In any event, the issue that would arise is whether a councilor of the City Council is empowered to “allocate” land? In my opinion, no! Land can only be allocated by one in whom proprietary interests are vested. He did not disclose what interest he had in the land and that being the case, he had not authority to take the measure that he did. In any event, the Company was at all subject material times the registered proprietor of the premises. On the other hand, the company has demonstrated and satisfied the court that it is the registered proprietor of all the subject parcels of land by virtue of transfers to it by Concreters Ltd., on 23rd October 1992. Concreters Ltd. were the original allottes of the same.
The subject properties are all registered under the Registration of Titles Act (Cap 281) of the Laws of Kenya, hereinafter called “the Act”)
Section 23(1) of the Act, gives an absolute and indefeasible title to the owner of the property. That title can only be and challenged on grounds of fraud or misrepresentation to which the registered owner is proved to be a party such sanctity of title is given by law to protect the ownership of property which would otherwise be placed in jeopardy. In view of the above, I find that the said Letter of Allotment over LR 7109/7, which was dated 22nd January 1993, is inconsequential as by that time, the Commissioner of Lands was not vested with the subject property and was thus not in a position or empowered to allocate it.
Neither fraud nor misrepresentation has been alleged in any of the suits. As such the titles have not been challenged.
In the absence of the challenge in the aforesaid manner, I find that the company has indefeasible Titles to the subject parcels, and both the Association and three defendants are thus squatters on the land.
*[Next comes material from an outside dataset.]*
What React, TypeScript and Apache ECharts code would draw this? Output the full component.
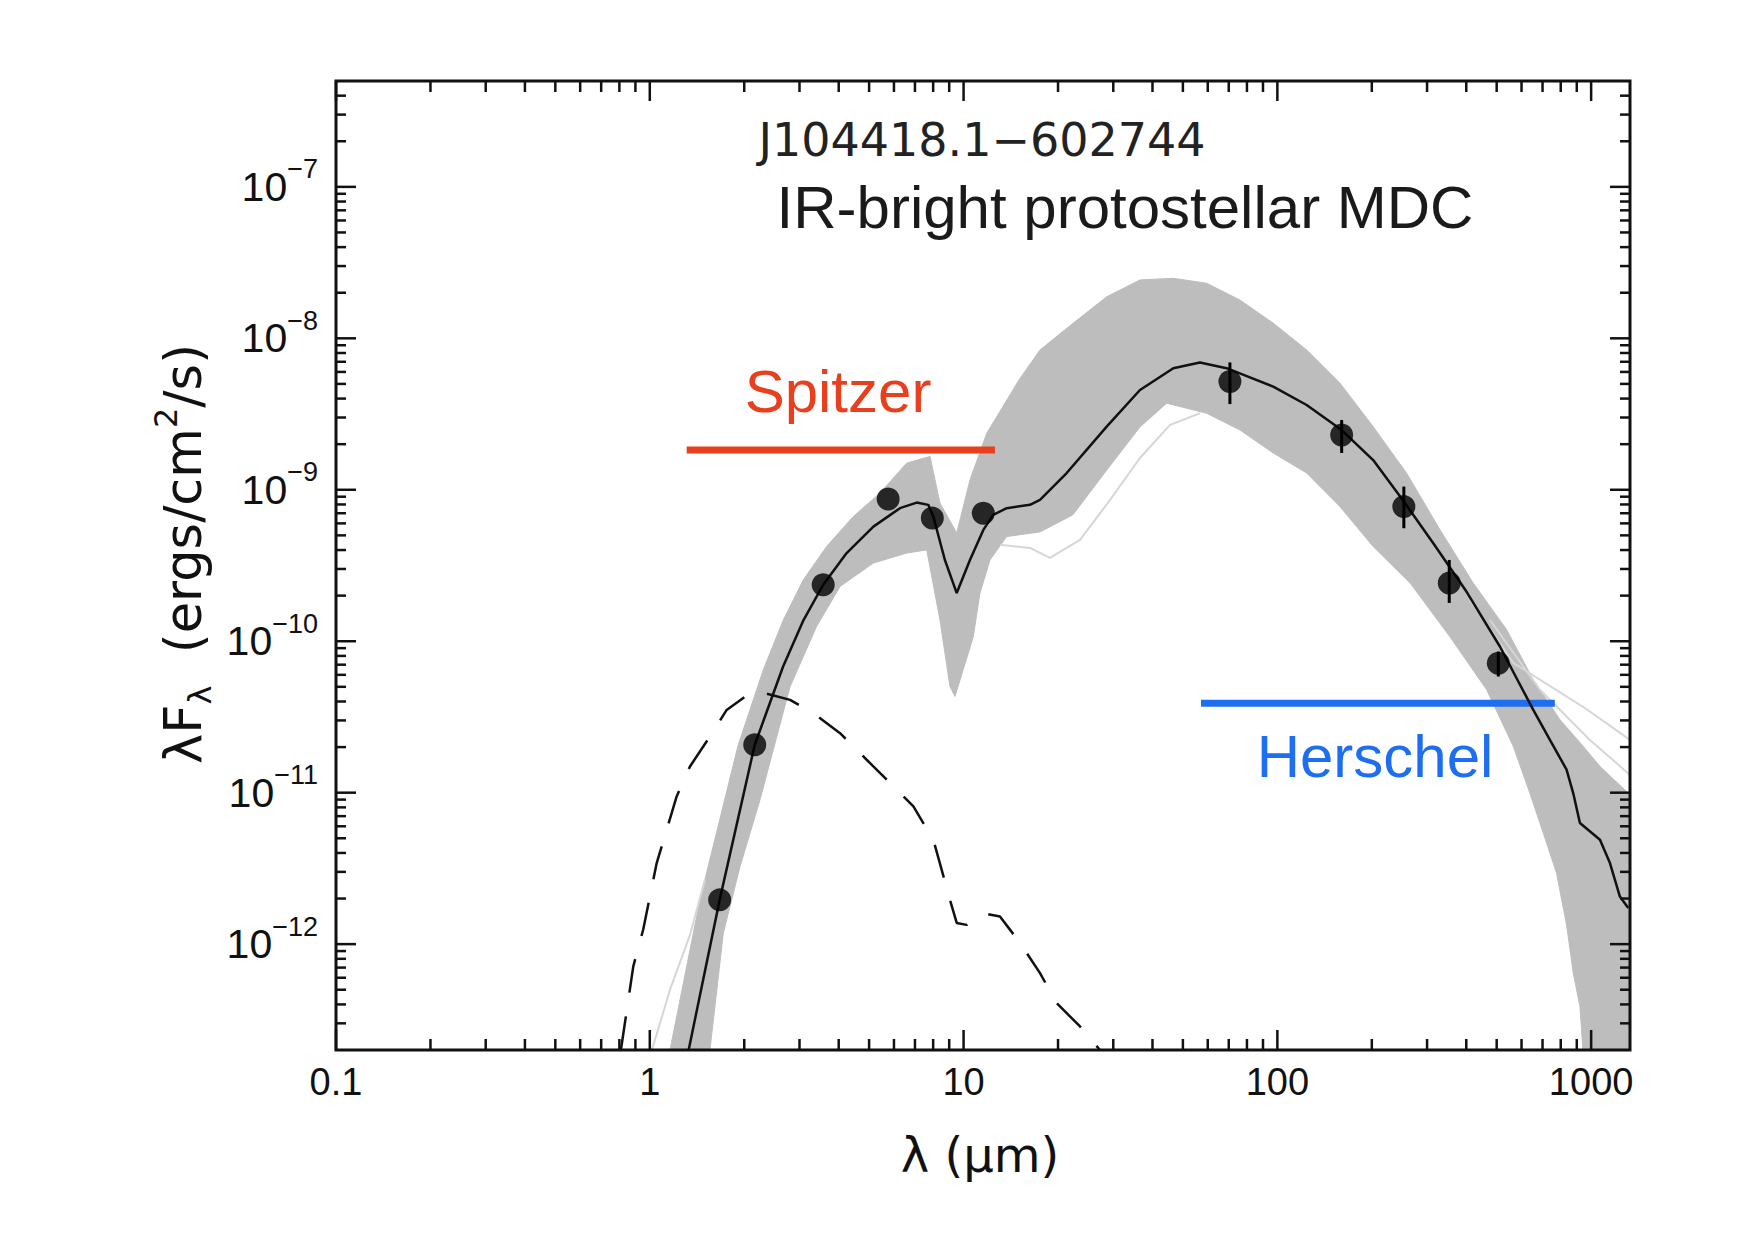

I thus dismiss the application in CC 116/2000 with costs. I likewise dismiss the suit with costs as it does not disclose a cause of action against the defendants.
Having found as I do, and being convinced that the company has a prima facie case with a probability of success, I shall now deal with the prayers as contained in the second application. Is this a clear case for granting a mandatory injunction?
“A mandatory injunction can be granted on an interlocutory application as well as at the hearing, but in the absence of special circumstances, it will not normally be granted. However if the case is clear and one which the court thinks ought to be decided at once or it the act done is a simple and summary one which can be easily remedied or if the defendant attempts to steal a march on the plaintiff, such as where on receipt of notice that an injunction is about to be applied for, the defendant hurries on the work in respect of which complaint is made so that when he receives notice of an interim injunction it is completed, a mandatory injunction will be granted in an interlocutory application”.I have referred to Halsbury’s Laws of England 4th Ed. Vol 24 par 948.
I am also guided by The Despina Pontikos [1975] EA 38, where the issue of whether a mandatory injunction could be granted where there was an adequate remedy. It was held that
“where there is no assurance that an award of damages would be recovered an interlocutory mandatory injunction may be granted. Where there is no reasonable prospect, or the facts of the case, as damages proving recoverable the factor must weigh heavily with a court of equity.
It is my humble opinion damages would not in any way be an adequate remedy to the company, which has established that it has indefeasible titles to all the subject parcels of land. It is a very clear case, and this case raises very special circumstances. The company is thus entitled to the mandatory order that it seeks.
I therefore grant orders to prayers (b) and (c) in HCCC No. 2299/99 against the 3rd, 4th and 5th defendants. The company shall have the costs of the application.
Dated and delivered this 29th day of January 2000.
JEANNE GACHECHE
COMMISSIONER OF ASSIZE
Delivered in the presence of Mr. Maina for the plaintiff in HCCC 2299/99, Miss
Wachira for plaintiff/respondent in HCCC 116/2000 and Mr. Ngala for
defendants/respondents in HCCC 2299/99 (except 2nd respondent).